Time: Gelpi and Drezner agree with Obama's campaign stump speech on this point. Unsurprisingly, the Afghanistan campaign was prolonged because the Bush administration chose to divert critical resources to Iraq. "Initially, the war in Afghanistan appeared to be very successful for the US and casualties were light. Thus support was very high," Gelpi said. "As US policy makers turned their attention away from Afghanistan and toward Iraq, the Taliban began to regain strength—jeopardizing our initial success. The erosion of the situation in Afghanistan had little impact on support, however, because the war was not costly in terms of US casualties."
Beyond the actual warfighting issues though, Drezner argues that the more divisive and violent invasion of Iraq had a drag effect on domestic attitudes toward the Afghanistan War. "Iraq sort of took that luster off of any kind of military operation," he said. Ironically, Gelpi's research shows the lost luster has had little to do with actual facts in Southwest Asia:
While the American public had reasonably good information about what was happening in Iraq (measured in terms of public knowledge of the number of US casualties), the public knows almost nothing about what has happened or is happening in Afghanistan. Since people know so little about Afghanistan, they tend to use Iraq as a lens for interpreting information that they hear about Afghanistan. Unfortunately, this means that individuals who were opposed to the Iraq War tend to ignore information about how things are improving in Afghanistan. Individuals who were supportive of the Iraq War, on the other hand, tended to ignore bad news about Afghanistan.
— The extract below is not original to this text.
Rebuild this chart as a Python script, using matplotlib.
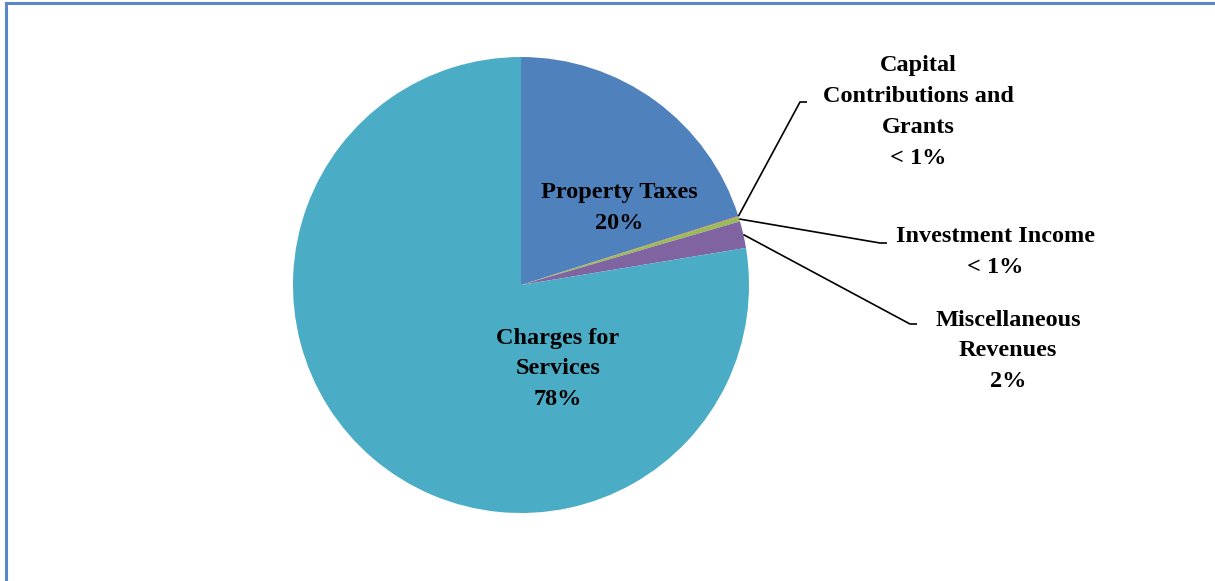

Again, no big surprises: Statistical research proves that right- and left-wing citizens tend to perceive the wars through a filter. What is chilling, though, is the effect this distate for the war will have on future politics, domestically and politically. Gelpi concluded:
This combination of effects puts Obama in a difficult position in terms of increasing public support for Afghanistan. According to the results in Gelpi/Feaver/Reifler, he should demonstrate progress in order to increase support. But according to my more recent results, Obama may find it difficult to persuade Democrats to update their views of Afghanistan because they are so prejudiced by Iraq. This leaves Obama relying on Republican support to continue the war in Afghanistan, and Republican support for anything Obama does is tenuous at best.
Of course, the left has other justifiable reasons to be weary of the Afghan occupation. The moral hazards involved in the US presence are considerable—from war crimes to torture of detainees—and we do well to remember that there's been a vibrant anti-war movement in America since September 11, 2001. But if Gelpi and Drezner are right, disaffection with OEF is fundamentally rooted in a lack of knowledge, which could turn Americans full-on isolationist, rejecting even the most pressing of future interventions for human rights or security.
Drezner stops short of saying that. "I think what this has been a referendum on is statebuilding," he told me. But maybe that's a good thing, he added: "We've proven we're not terribly good at it."